Barys Nur-Sultan 8 Saryarka Karaganda 2 (2-1, 2-0, 4-1)
Barys took on another Kazakh team from the VHL and produced its most assured performance of the summer. There was a momentary wobble as Saryarka took a fifth-minute lead, but Anton Sagadeyev soon tied the scores and the scoring quickly became a procession.
In total, Barys rattled up eight goals, with Alikhan Asetov leading the scoring with a goal and two assists. There was a last-minute consolation for Saryarka, but this was very much Barys’ day.

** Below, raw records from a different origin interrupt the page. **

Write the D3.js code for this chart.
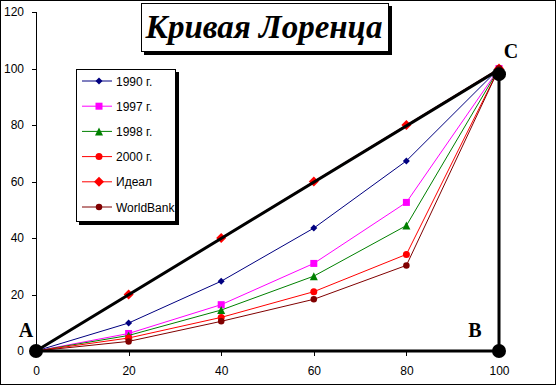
<!DOCTYPE html>
<html><head><meta charset="utf-8">
<script src="https://cdn.jsdelivr.net/npm/d3@7"></script>
<style>html,body{margin:0;padding:0;background:#fff;}svg{display:block;}</style>
</head><body>
<svg id="c" width="556" height="385"></svg>
<script>
const categories = [0, 20, 40, 60, 80, 100];
const s1990 = [0, 9.9, 24.7, 43.5, 67.3, 100];
const s1997 = [0, 6.2, 16.4, 31.0, 52.6, 100];
const s1998 = [0, 5.5, 14.5, 26.5, 44.4, 100];
const s2000 = [0, 4.6, 11.9, 21.0, 34.2, 100];
const ideal = [0, 20, 40, 60, 80, 100];
const worldBank = [0, 3.4, 10.5, 18.3, 30.3, 100];
// black frame: C(100,98) -> B(100,0) -> A(0,0) -> (100,100)
const frameX = [100, 100, 0, 100];
const frameY = [98, 0, 0, 99.6];
const pointX = [0, 100, 100];
const pointY = [0, 0, 98];
const pointLabels = ["A", "B", "C"];
const seriesNames = ["1990 г.", "1997 г.", "1998 г.", "2000 г.", "Идеал", "WorldBank"];
const xTicks = [0, 20, 40, 60, 80, 100];
const yTicks = [0, 20, 40, 60, 80, 100, 120];
const title = "Кривая Лоренца";

const svg = d3.select("#c");
svg.append("rect").attr("x",0.5).attr("y",0.5).attr("width",555).attr("height",384)
  .attr("fill","#fff").attr("stroke","#000");

const x = d3.scaleLinear().domain([0,100]).range([36,499]);
const y = d3.scaleLinear().domain([0,120]).range([351,12]);

const xAxis = d3.axisBottom(x).tickValues(xTicks).tickSize(5).tickPadding(10);
const yAxis = d3.axisLeft(y).tickValues(yTicks).tickSize(4).tickPadding(8);
const gx = svg.append("g").attr("transform","translate(0,351)").call(xAxis);
const gy = svg.append("g").attr("transform","translate(36,0)").call(yAxis);
[gx,gy].forEach(g=>{
  g.selectAll("path").attr("stroke","#000").attr("shape-rendering","crispEdges");
  g.selectAll("line").attr("stroke","#000").attr("shape-rendering","crispEdges");
  g.selectAll("text").attr("font-family","Liberation Sans, Arial, sans-serif").attr("font-size","12px").attr("fill","#000");
});
gx.select(".domain").remove();

const series = [
  {name: seriesNames[0], vals: s1990, color:"#000080", sym:"diamond", size:7},
  {name: seriesNames[1], vals: s1997, color:"#FF00FF", sym:"square", size:7},
  {name: seriesNames[2], vals: s1998, color:"#008000", sym:"triangle", size:8},
  {name: seriesNames[3], vals: s2000, color:"#FF0000", sym:"circle", size:7},
  {name: seriesNames[4], vals: ideal, color:"#FF0000", sym:"diamond", size:10},
  {name: seriesNames[5], vals: worldBank, color:"#800000", sym:"circle", size:6.5}
];

function drawMarker(g, sym, size, color){
  if(sym==="diamond"){
    const h=size/2;
    g.append("path").attr("d",`M0,${-h}L${h},0L0,${h}L${-h},0Z`).attr("fill",color);
  } else if(sym==="square"){
    g.append("rect").attr("x",-size/2).attr("y",-size/2).attr("width",size).attr("height",size).attr("fill",color);
  } else if(sym==="triangle"){
    const h=size/2;
    g.append("path").attr("d",`M0,${-h}L${h},${h}L${-h},${h}Z`).attr("fill",color);
  } else {
    g.append("circle").attr("r",size/2).attr("fill",color);
  }
}

const line = d3.line().x(d=>x(d[0])).y(d=>y(d[1]));
series.forEach(s=>{
  const pts = categories.map((c,i)=>[c,s.vals[i]]);
  svg.append("path").attr("d",line(pts)).attr("fill","none").attr("stroke",s.color).attr("stroke-width",1);
  pts.forEach(p=>{
    const g = svg.append("g").attr("transform",`translate(${x(p[0])},${y(p[1])})`);
    drawMarker(g,s.sym,s.size,s.color);
  });
});

// black frame
const frame = frameX.map((v,i)=>[v,frameY[i]]);
svg.append("path").attr("d",line(frame)).attr("fill","none").attr("stroke","#000").attr("stroke-width",3).attr("stroke-linejoin","round");
const pts = pointX.map((v,i)=>[v,pointY[i]]);
pts.forEach(p=>{
  svg.append("circle").attr("cx",x(p[0])).attr("cy",y(p[1])).attr("r",7).attr("fill","#000");
});
const labPos = [[-10,-14],[-24,-14],[12,-16]];
pts.forEach((p,i)=>{
  svg.append("text").attr("x",x(p[0])+labPos[i][0]).attr("y",y(p[1])+labPos[i][1])
    .attr("text-anchor","middle")
    .attr("font-family","Liberation Serif, Times New Roman, serif").attr("font-weight","bold").attr("font-size","20px")
    .text(pointLabels[i]);
});

// title box
svg.append("rect").attr("x",144).attr("y",6).attr("width",248).attr("height",49).attr("fill","#000");
svg.append("rect").attr("x",141.5).attr("y",3.5).attr("width",247).attr("height",48).attr("fill","#fff").attr("stroke","#000");
svg.append("text").attr("x",264).attr("y",38).attr("text-anchor","middle")
  .attr("font-family","Liberation Serif, Times New Roman, serif").attr("font-weight","bold").attr("font-style","italic")
  .attr("font-size","33px").text(title);

// legend
svg.append("rect").attr("x",79).attr("y",72).attr("width",100).attr("height",153).attr("fill","#000");
svg.append("rect").attr("x",76.5).attr("y",69.5).attr("width",99).attr("height",152).attr("fill","#fff").attr("stroke","#000");
series.forEach((s,i)=>{
  const yy = 81 + i*25.2;
  svg.append("line").attr("x1",82).attr("x2",112).attr("y1",yy).attr("y2",yy).attr("stroke",s.color);
  const g = svg.append("g").attr("transform",`translate(99,${yy})`);
  drawMarker(g,s.sym,s.size,s.color);
  svg.append("text").attr("x",116).attr("y",yy+4.5).attr("font-family","Liberation Sans, Arial, sans-serif")
    .attr("font-size","12px").text(s.name);
});
</script>
</body></html>
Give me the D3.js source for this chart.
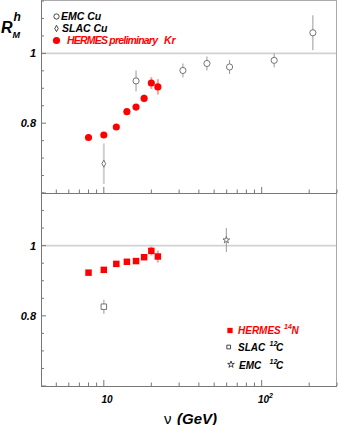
<!DOCTYPE html>
<html>
<head>
<meta charset="utf-8">
<script src="https://cdn.jsdelivr.net/npm/d3@7"></script>
<style>
  body { margin: 0; background: #fff; }
  text { font-family: "Liberation Sans", Arial, sans-serif; font-weight: bold; font-style: italic; }
</style>
</head>
<body>
<script>
// chart size
var width = 338;
var height = 425;

// data
// top panel: Kr / Cu
var nuHermes = [8, 10, 12, 14, 16, 18, 20, 22];
var rKr = [0.759, 0.766, 0.789, 0.833, 0.846, 0.871, 0.915, 0.904];
var rKrErr = [0.007, 0.007, 0.007, 0.008, 0.009, 0.011, 0.017, 0.022];
var nuEmcCu = [16, 31.7, 45, 62.6, 120, 211];
var rEmcCu = [0.921, 0.951, 0.971, 0.961, 0.980, 1.059];
var rEmcCuErr = [0.03, 0.02, 0.02, 0.02, 0.02, 0.05];
var nuSlacCu = [10];
var rSlacCu = [0.684];
var rSlacCuErr = [0.058];
// bottom panel: N / C
var rN = [0.923, 0.931, 0.948, 0.954, 0.956, 0.967, 0.985, 0.969];
var rNErr = [0.005, 0.005, 0.006, 0.006, 0.006, 0.008, 0.013, 0.017];
var nuSlacC = [10];
var rSlacC = [0.826];
var rSlacCErr = [0.02];
var nuEmcC = [59.7];
var rEmcC = [1.016];
var rEmcCErr = [0.034];

// axis ticks
var xMajor = [10, 100];
var xMinor = [5, 6, 7, 8, 9, 20, 30, 40, 50, 60, 70, 80, 90, 200, 300];
var yMajor = [0.6, 0.8, 1.0];
var yMinor = [0.65, 0.7, 0.75, 0.85, 0.9, 0.95, 1.05, 1.1, 1.15];
var yLabels = [0.8, 1];

var left = 41, right = 337;
var panels = [
  { top: 1, bottom: 193 },
  { top: 193, bottom: 386 }
];

var svg = d3.select("body").append("svg")
  .attr("width", width)
  .attr("height", height);

var x = d3.scaleLog().domain([4, 300]).range([left, right]);
panels.forEach(function(p) {
  p.y = d3.scaleLinear().domain([0.6, 1.15]).range([p.bottom, p.top]);
});

var axisColor = "#777";

// frame (top + right lighter)
svg.append("line").attr("x1", left).attr("x2", right).attr("y1", 0.5).attr("y2", 0.5)
   .attr("stroke", "#aaa");
svg.append("line").attr("x1", right - 0.5).attr("x2", right - 0.5).attr("y1", 0).attr("y2", 386)
   .attr("stroke", "#aaa");

panels.forEach(function(p, pi) {
  var g = svg.append("g");
  // reference line at 1
  g.append("line")
    .attr("x1", left).attr("x2", right - 1)
    .attr("y1", p.y(1)).attr("y2", p.y(1))
    .attr("stroke", "#d2d2d2").attr("stroke-width", 1.6);

  // left axis
  g.append("line").attr("x1", left + 0.5).attr("x2", left + 0.5)
    .attr("y1", p.top).attr("y2", p.bottom).attr("stroke", axisColor);
  // bottom axis
  g.append("line").attr("x1", left).attr("x2", right)
    .attr("y1", p.bottom + 0.5).attr("y2", p.bottom + 0.5).attr("stroke", axisColor);

  // y ticks
  g.selectAll("line.ymaj").data(yMajor).enter().append("line")
    .attr("x1", left).attr("x2", left + 5)
    .attr("y1", function(d) { return p.y(d); }).attr("y2", function(d) { return p.y(d); })
    .attr("stroke", axisColor);
  g.selectAll("line.ymin").data(yMinor).enter().append("line")
    .attr("x1", left).attr("x2", left + 3)
    .attr("y1", function(d) { return p.y(d); }).attr("y2", function(d) { return p.y(d); })
    .attr("stroke", axisColor);
  g.selectAll("text.ylab").data(yLabels).enter().append("text")
    .attr("x", 36).attr("y", function(d) { return p.y(d); })
    .attr("dy", "0.36em")
    .attr("text-anchor", "end")
    .attr("font-size", 11)
    .text(function(d) { return d3.format("")(d); });

  // x ticks, pointing up
  g.selectAll("line.xmaj").data(xMajor).enter().append("line")
    .attr("x1", function(d) { return x(d); }).attr("x2", function(d) { return x(d); })
    .attr("y1", p.bottom).attr("y2", p.bottom - 6)
    .attr("stroke", axisColor);
  g.selectAll("line.xmin").data(xMinor).enter().append("line")
    .attr("x1", function(d) { return x(d); }).attr("x2", function(d) { return x(d); })
    .attr("y1", p.bottom).attr("y2", p.bottom - 3.5)
    .attr("stroke", axisColor);
});

// helpers
function errBars(py, nu, r, err, color, w) {
  svg.append("g").selectAll("line").data(nu).enter().append("line")
    .attr("x1", function(d) { return x(d); }).attr("x2", function(d) { return x(d); })
    .attr("y1", function(d, i) { return py(r[i] - err[i]); })
    .attr("y2", function(d, i) { return py(r[i] + err[i]); })
    .attr("stroke", color).attr("stroke-width", w);
}
function markers(py, nu, r, type, size, fill, stroke) {
  svg.append("g").selectAll("path").data(nu).enter().append("path")
    .attr("transform", function(d, i) { return "translate(" + x(d) + "," + py(r[i]) + ")"; })
    .attr("d", d3.symbol().type(type).size(size))
    .attr("fill", fill).attr("stroke", stroke).attr("stroke-width", 0.9);
}
// narrow diamond
var thinDiamond = {
  draw: function(ctx, size) {
    var h = Math.sqrt(size) / 2;
    ctx.moveTo(0, -h);
    ctx.lineTo(h * 0.55, 0);
    ctx.lineTo(0, h);
    ctx.lineTo(-h * 0.55, 0);
    ctx.closePath();
  }
};

var yT = panels[0].y, yB = panels[1].y;

// top panel
errBars(yT, nuSlacCu, rSlacCu, rSlacCuErr, "#cfcfcf", 2);
errBars(yT, nuEmcCu, rEmcCu, rEmcCuErr, "#999", 1);
errBars(yT, nuHermes, rKr, rKrErr, "#f7a0a0", 2);
markers(yT, nuSlacCu, rSlacCu, thinDiamond, 49, "#fff", "#666");
markers(yT, nuEmcCu, rEmcCu, d3.symbolCircle, 30, "#fff", "#666");
markers(yT, nuHermes, rKr, d3.symbolCircle, 40, "#ff0000", "none");

// bottom panel
errBars(yB, nuSlacC, rSlacC, rSlacCErr, "#bbb", 1.5);
errBars(yB, nuEmcC, rEmcC, rEmcCErr, "#999", 1);
errBars(yB, nuHermes, rN, rNErr, "#f7a0a0", 2);
markers(yB, nuSlacC, rSlacC, d3.symbolSquare, 30, "#fff", "#666");
markers(yB, nuEmcC, rEmcC, d3.symbolStar, 14, "#fff", "#666");
markers(yB, nuHermes, rN, d3.symbolSquare, 42, "#ff0000", "none");

// legend top
function legendMark(cx, cy, type, size, fill, stroke) {
  svg.append("path")
    .attr("transform", "translate(" + cx + "," + cy + ")")
    .attr("d", d3.symbol().type(type).size(size))
    .attr("fill", fill).attr("stroke", stroke).attr("stroke-width", 0.9);
}
legendMark(56.5, 16.5, d3.symbolCircle, 22, "#fff", "#333");
legendMark(56.5, 28.5, thinDiamond, 40, "#fff", "#333");
legendMark(56.5, 40.5, d3.symbolCircle, 40, "#ff0000", "none");
svg.append("text").attr("x", 61).attr("y", 20).attr("font-size", 10.5).text("EMC Cu");
svg.append("text").attr("x", 62).attr("y", 32).attr("font-size", 10.5).text("SLAC Cu");
svg.append("text").attr("x", 67).attr("y", 44).attr("font-size", 10.5).attr("fill", "#ff0000")
  .attr("textLength", 91).text("HERMES preliminary");
svg.append("text").attr("x", 164).attr("y", 44).attr("font-size", 10.5).attr("fill", "#ff0000").text("Kr");

// legend bottom
legendMark(230, 330.5, d3.symbolSquare, 28, "#ff0000", "none");
legendMark(228.7, 347, d3.symbolSquare, 14, "#fff", "#333");
legendMark(231, 364.5, d3.symbolStar, 14, "#fff", "#333");
var lb = [
  { x: 238, y: 333.5, name: "HERMES", sx: 284, iso: "14", el: "N", ex: 291.5, color: "#ff0000" },
  { x: 238, y: 351, name: "SLAC", sx: 269.5, iso: "12", el: "C", ex: 276, color: "#000" },
  { x: 239, y: 368.5, name: "EMC", sx: 269.5, iso: "12", el: "C", ex: 276, color: "#000" }
];
lb.forEach(function(d) {
  svg.append("text").attr("x", d.x).attr("y", d.y).attr("font-size", 10).attr("fill", d.color).text(d.name);
  svg.append("text").attr("x", d.sx).attr("y", d.y - 5).attr("font-size", 7).attr("fill", d.color).text(d.iso);
  svg.append("text").attr("x", d.ex).attr("y", d.y).attr("font-size", 10).attr("fill", d.color).text(d.el);
});

// x tick labels
svg.append("text").attr("x", 107).attr("y", 403).attr("text-anchor", "middle")
  .attr("font-size", 10).text("10");
svg.append("text").attr("x", 258).attr("y", 403).attr("font-size", 10).text("10");
svg.append("text").attr("x", 269).attr("y", 398).attr("font-size", 7).text("2");

// x title
svg.append("text").attr("x", 164).attr("y", 423.5).attr("font-size", 15)
  .style("font-style", "normal").style("font-weight", "normal")
  .attr("font-family", "DejaVu Serif").text("ν");
svg.append("text").attr("x", 177).attr("y", 423.5).attr("font-size", 15).text("(GeV)");

// y title R_M^h
svg.append("text").attr("x", 1).attr("y", 33).attr("font-size", 16).text("R");
svg.append("text").attr("x", 13.5).attr("y", 21).attr("font-size", 12).text("h");
svg.append("text").attr("x", 12.5).attr("y", 38).attr("font-size", 9).text("M");
</script>
</body>
</html>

“Compared with our first two games, today was much better,” said defenseman Darren Dietz. “We didn’t get away from our system, especially in center ice. Even when we lost the puck, we got it back quickly and prevented any danger around our net. Both teams had enough penalties to give us a chance to practice with our special teams and in general I think we did well with that.”
Jokerit Helsinki 4 Dinamo Riga 1 (1-1, 2-0, 1-0)
Jokerit recovered from a slow start to pick up a comfortable win over Dinamo Riga. For both these teams, this was a first test against KHL opposition this summer. Previously, both had played solely against teams from the Finnish championship, with Riga twice losing against teams from the second tier while Jokerit had two wins and a loss from its three previous outings.
Dinamo, playing its third game this week, settled faster. A power play midway through the first period saw Zack Mitchell put the Latvians in front while Eeli Tolvanen sat for interference. But the lead did not last long. Jordan Schroeder tied it up a couple of minutes later, with Swedish defenseman Jonathan Pudas continuing his productive summer with another assist.
Jokerit took control of the game in the middle session as Dinamo ran into penalty trouble. Henri Ikonen scored a power play goal early on, then Marko Anttila made it 3-1 on a delayed penalty. And there was more misery for Dinamo in the third when Antti Pihlstrom added a short-handed goal to make it three successive losses in Finland for the men from Riga.